South African Milk Tart Recipe
Long, long ago as students revising for our finals, this was our standby. One of us would assemble the ingredients and chuck it into the oven. Our shabby, student house would be pervaded by the aroma right to the top floor, where I resided in the attic bedroom, lulling us with the promise of a break from our literary tomes. Rice pudding and regular doses of Neighbours were our tranquillisers in those days.
When I tried to recall how we'd made it though, the details escaped me. I know that in England we used a variety of rice that came labeled as pudding rice. A round, short-grained rice that I haven't seen here, and I didn't feel like squandering my precious arborio rice, (which is the nearest equivalent) on a mere pudding. Neither was I sure that my kids would feel the same nostalgic enthusiasm for rice pudding, never having been exposed to it before! One day I will make it for them, I promise, to remind them of their English heritage, but this time I decided to go for the South African spiritual counterpart of rice pudding - Milk Tart.
Milk Tart or Melktert is one of those classic South African dishes, that show up in infinite shades of cream at every social event, where people bring a sweet contribution. At school fund-raisers and tea and cake sales you will find several different versions interspersed with the odd tipsy tart, vetkoek, koeksisters or crunchies for variety.

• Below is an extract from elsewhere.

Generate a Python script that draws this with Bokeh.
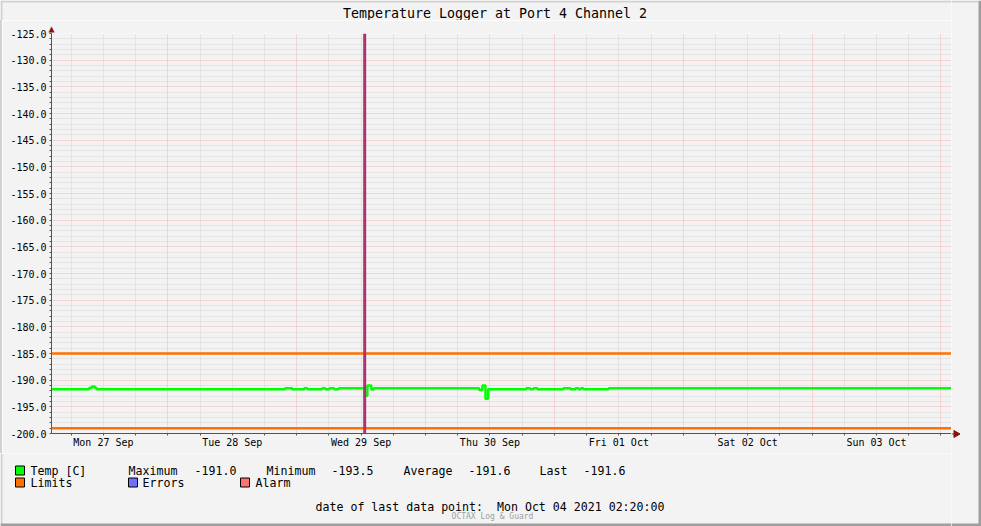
import math
import pandas as pd
from bokeh.plotting import figure
from bokeh.layouts import column, row
from bokeh.core.properties import value
from bokeh.models import (FixedTicker, PrintfTickFormatter, DatetimeTickFormatter, Span, Range1d,
                          Title)
from bokeh.embed import file_html
from bokeh.resources import INLINE

# ---------------- data ----------------
chart_title = "Temperature Logger at Port 4 Channel 2"
t_start = "2021-09-27 02:20"
t_end = "2021-10-04 02:20"

temp_times = [
    "2021-09-27 02:20", "2021-09-27 09:20", "2021-09-27 09:50", "2021-09-27 10:25", "2021-09-27 10:45",
    "2021-09-28 21:50", "2021-09-28 23:10",
    "2021-09-29 01:25", "2021-09-29 02:00",
    "2021-09-29 04:45", "2021-09-29 05:20",
    "2021-09-29 06:05", "2021-09-29 07:00",
    "2021-09-29 07:50",
    "2021-09-29 12:40", "2021-09-29 13:10", "2021-09-29 13:55", "2021-09-29 14:20",
    "2021-09-30 10:00", "2021-09-30 10:35", "2021-09-30 11:10", "2021-09-30 11:40",
    "2021-09-30 18:45", "2021-09-30 19:30", "2021-09-30 20:05", "2021-09-30 20:50",
    "2021-10-01 01:40", "2021-10-01 03:00", "2021-10-01 03:55", "2021-10-01 04:30",
    "2021-10-01 04:55", "2021-10-01 05:25",
    "2021-10-01 10:05", "2021-10-04 02:20",
]
temp_values = [
    -191.7, -191.45, -191.2, -191.45, -191.7,
    -191.5, -191.7,
    -191.5, -191.7,
    -191.5, -191.7,
    -191.5, -191.7,
    -191.5,
    -192.9, -191.0, -191.75, -191.5,
    -191.85, -191.0, -193.5, -191.7,
    -191.5, -191.7, -191.5, -191.7,
    -191.5, -191.7, -191.5, -191.7,
    -191.5, -191.7,
    -191.5, -191.5,
]
limit_values = [-185.0, -199.0]
vrule_time = "2021-09-29 12:40"
y_min, y_max = -200.0, -125.0
y_major = [-200, -195, -190, -185, -180, -175, -170, -165, -160, -155, -150, -145, -140, -135, -130, -125]

legend_names = ["Temp [C]", "Limits", "Errors", "Alarm"]
legend_colors = ["#00ff00", "#ff7000", "#7070ff", "#ff7070"]
stat_names = ["Maximum", "Minimum", "Average", "Last"]
stat_values = ["-191.0", "-193.5", "-191.6", "-191.6"]
last_point_text = "date of last data point:\u00a0\u00a0Mon Oct 04 2021 02:20:00"
footer_text = "OCTAX Log & Guard"

# ---------------- styles / layout ----------------
BG = "#f3f3f3"
MONO = "DejaVu Sans Mono"
C_TEMP = legend_colors[0]
C_LIMIT = legend_colors[1]
C_VRULE = "#ad3270"
C_AXIS = "#555555"
C_ARROW = "#8b1010"
C_EDGE_LIGHT = "#d2d2d2"
C_EDGE_DARK = "#9e9e9e"
LEG_FS = "11.6px"

W, H = 981, 526
FL, FT, FW, FH = 51, 33, 900, 400      # frame left/top/width/height in page px
P_TOP = 13                              # top border of the main figure (holds the axis arrow)
MAIN_BOTTOM = 20
MAIN_H = P_TOP + FH + MAIN_BOTTOM
TOP_H = FT - P_TOP
BOT_H = H - TOP_H - MAIN_H
LEFT_W = FL + FW
RIGHT_W = W - LEFT_W

x0 = pd.Timestamp(t_start)
x1 = pd.Timestamp(t_end)
times = pd.to_datetime(temp_times)


def ms(ts):
    return pd.Timestamp(ts).timestamp() * 1000.0


day0 = x0.normalize()
noons = [ms(day0 + pd.Timedelta(hours=12) + pd.Timedelta(days=i)) for i in range(8)]
midnights = [ms(day0 + pd.Timedelta(days=i)) for i in range(9)]
six_all = [ms(day0 + pd.Timedelta(hours=6 * i)) for i in range(4 * 8 + 1)]
six_minor = [v for v in six_all if v not in midnights]
y_minor_all = list(range(int(y_min), int(y_max) + 1))
y_minor = [v for v in y_minor_all if v not in y_major]


def blank(width, height, xr, yr):
    f = figure(width=width, height=height, x_range=xr, y_range=yr, title=None,
               min_border=0, output_backend="svg", toolbar_location=None)
    f.axis.visible = False
    f.grid.visible = False
    f.background_fill_color = BG
    f.border_fill_color = BG
    f.outline_line_color = None
    return f


def band(f, l, r, t, b, color):
    f.quad(left=[l], right=[r], top=[t], bottom=[b], fill_color=color, line_color=None)


# ---------------- main chart ----------------
p = figure(
    x_axis_type="datetime",
    x_range=Range1d(x0, x1),
    y_range=Range1d(y_min, y_max),
    frame_width=FW, frame_height=FH,
    min_border_left=FL - 2, min_border_right=0, min_border_top=P_TOP, min_border_bottom=MAIN_BOTTOM,
    output_backend="svg", toolbar_location=None,
)
# y-axis arrow head, drawn in the figure's top panel
p.title = Title(text="\u25b2", text_font=MONO, text_font_size="10px", text_color=C_ARROW,
                text_font_style="normal", align="left", offset=-3, standoff=0,
                vertical_align="bottom")
p.styles = {"border-left": "2px solid " + C_EDGE_LIGHT}
p.background_fill_color = BG
p.border_fill_color = BG
p.outline_line_color = None

p.xgrid.ticker = FixedTicker(ticks=midnights, minor_ticks=six_minor)
p.ygrid.ticker = FixedTicker(ticks=y_major, minor_ticks=y_minor)
for g in (p.xgrid, p.ygrid):
    g.grid_line_color = "#ff0000"
    g.grid_line_alpha = 0.25
    g.grid_line_dash = "1 1"
    g.minor_grid_line_color = "#bdbdbd"
    g.minor_grid_line_alpha = 0.55
    g.minor_grid_line_dash = "1 1"

p.yaxis.ticker = FixedTicker(ticks=y_major, minor_ticks=y_minor)
p.yaxis.formatter = PrintfTickFormatter(format="%.1f")
p.xaxis.ticker = FixedTicker(ticks=noons, minor_ticks=six_all)
fmt = "%a %d %b"
p.xaxis.formatter = DatetimeTickFormatter(
    milliseconds=fmt, seconds=fmt, minsec=fmt, minutes=fmt, hourmin=fmt,
    hours=fmt, days=fmt, months=fmt, years=fmt)
for ax in (p.xaxis[0], p.yaxis[0]):
    ax.axis_line_color = C_AXIS
    ax.major_tick_line_color = C_AXIS
    ax.minor_tick_line_color = C_AXIS
    ax.major_tick_in = 0
    ax.minor_tick_in = 0
    ax.minor_tick_out = 2
    ax.major_label_text_font = MONO
    ax.major_label_text_font_size = "10px"
    ax.major_label_text_color = "#000000"
p.yaxis.major_tick_out = 2
p.yaxis.major_label_standoff = 3
p.xaxis.major_tick_out = 0
p.xaxis.major_label_standoff = 1

for lv in limit_values:
    p.add_layout(Span(location=lv, dimension="width", line_color=C_LIMIT, line_width=2.5))

p.step(times, temp_values, mode="after", line_color=C_TEMP, line_width=2.5)

p.add_layout(Span(location=pd.Timestamp(vrule_time), dimension="height",
                  line_color=C_VRULE, line_width=3))

# ---------------- top strip: title ----------------
top = blank(LEFT_W, TOP_H, Range1d(0, LEFT_W), Range1d(TOP_H, 0))
band(top, 0, LEFT_W, 0, 2, C_EDGE_LIGHT)
band(top, 0, 2, 0, TOP_H, C_EDGE_LIGHT)
top.text(x=[494.5], y=[13], text=[chart_title], text_font=value(MONO),
         text_font_size=value("13.3px"), text_align="center", text_baseline="middle",
         text_color="#000000")

# ---------------- bottom strip: legend ----------------
ytop = TOP_H + MAIN_H
bot = blank(LEFT_W, BOT_H, Range1d(0, LEFT_W), Range1d(H, ytop))
band(bot, 0, 2, ytop, H, C_EDGE_LIGHT)
band(bot, 0, LEFT_W, H - 3, H, C_EDGE_DARK)


def txt(f, s, x, y, size, align="left", color="#000000"):
    f.text(x=[x], y=[y], text=[s], text_font=value(MONO), text_font_size=value(size),
           text_align=align, text_baseline="middle", text_color=color)


def square(f, x, y, color):
    f.rect(x=[x + 4.5], y=[y], width=9, height=9, fill_color=color, line_color="#000000",
           line_width=1)


row1_y, row2_y = 470, 482
square(bot, 15, row1_y, legend_colors[0])
txt(bot, legend_names[0], 30, row1_y, LEG_FS)
stat_x = [128, 266, 403, 539]
val_x = [194, 331, 468, 583]
for n, v, sx, vx in zip(stat_names, stat_values, stat_x, val_x):
    txt(bot, n, sx, row1_y, LEG_FS)
    txt(bot, v, vx, row1_y, LEG_FS)

sq_x = [15, 128, 240]
tx_x = [30, 142, 255]
for name, col, sxx, txx in zip(legend_names[1:], legend_colors[1:], sq_x, tx_x):
    square(bot, sxx, row2_y, col)
    txt(bot, name, txx, row2_y, LEG_FS)

txt(bot, last_point_text, 315, 506, LEG_FS)
txt(bot, footer_text, 492, 516, "8px", align="center", color="#a0a0a0")

# ---------------- right strip: x-axis arrow + edge ----------------
right = blank(RIGHT_W, H, Range1d(LEFT_W, W), Range1d(H, 0))
band(right, LEFT_W, W - 3, 0, 2, C_EDGE_LIGHT)
band(right, W - 3, W, 0, H, C_EDGE_DARK)
band(right, LEFT_W, W, H - 3, H, C_EDGE_DARK)
right.segment(x0=[LEFT_W], y0=[FT + FH + 0.5], x1=[LEFT_W + 5], y1=[FT + FH + 0.5],
              line_color=C_AXIS, line_width=1)
right.scatter(x=[LEFT_W + 4.5], y=[FT + FH + 0.5], marker="triangle", angle=-math.pi / 2,
              size=7, fill_color=C_ARROW, line_color=C_ARROW)

layout = row(column(column(top, spacing=0), p, column(bot, spacing=0), spacing=0), right, spacing=0)
open("out.html", "w").write(file_html(layout, INLINE))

A pastry case filled with a pale custard filling and speckled with cinnamon, it has a dense creamy texture that is sweet but not sickly, the comfort factor of creamy rice pudding without the bulk. Even my children, who don't go for rich, creamy things, like it and it's a great way of using up that extra pint of milk that is about to go past its sell by date and at the same time getting the kids to up their dairy and calcium intake, without overdosing on cream and fat. It uses half-fat milk not cream so is also a good choice for those who have to avoid cream but are missing the indulgence of it.
The joy of this particular recipe for a Crustless Milk Tart is that it by-passes the need for pastry, the filling going straight into a buttered pie dish and into the oven, so it can be assembled in five minutes, baked for 45 minutes and produce a tea time treat with almost no effort. Also all the ingredients are mixed up in one bowl, or the food processor, leaving very little washing up. I've seen many other traditional recipes that demand that you whisk egg yolks and whites separately then fold in, but this way is already so delicious that there seems to be no need, unless you are looking for entertainment! This version is perfect for afternoons when you have a thousand other things to do and unexpected visitors show up for tea, or when you just feel the need for comfort food on a cold winter's afternoon.
Crustless Milk Tart Recipe
¾ cup / 185ml self-raising flour
2 cups / 500ml milk
¾ cup / 185 ml sugar
1 tsp vanilla essence
1 oz / 25g melted butter
½ tsp cinnamon
Put all the ingredients together into a bowl or food processor and beat to a smooth batter. Pour into a buttered pie dish (approximately 23cm/9" in diameter, but it doesn't matter if it's not exact, the finished tart will just be either a bit deeper or shallower). Sprinkle the cinnamon over the top. Bake for 45 minutes at 175C / 350F. Serve warm or cold. It sinks and becomes denser as it cools. If you eat it hot you'll need a spoon to scoop up the soft custardy tart but cold you can pick up the slices in your hand, if it hasn't vanished long before then.
Happily the milk tart was a tremendous success - this was the first time I'd made it myself from my sister-in-law's recipe. All three children guzzled as much as they were allowed, I sneaked an extra piece too and felt almost the same level of carbohydrate comfort that our student rice puddings provided. The only thing missing was that crusty spicy skin that you either fight over or loathe. If anyone has a foolproof, effortless rice pudding recipe for me, I would love to subject my children to it one day soon!
OK, so they don't really look in need of a winter warmer, but they are working very hard!
P.S. In case those of you with wet summers are about to lynch me for this sunny winter picture, it is actually raining again today and we'd just had five whole days of rain before the sun shone and liberated my laundry from the ever expanding heap in the bathroom.
Edited to add: I thought I would submit this to Johanna's Sugar High Friday event - the theme is 'sweet specialities' and I'm taking it upon myself to see that South Africa's puddings are adequately represented, so this Milk Tart and this Malva Pudding will fly the flag for SA along with Jeanne's Peppermint Crisp Fridge Tart.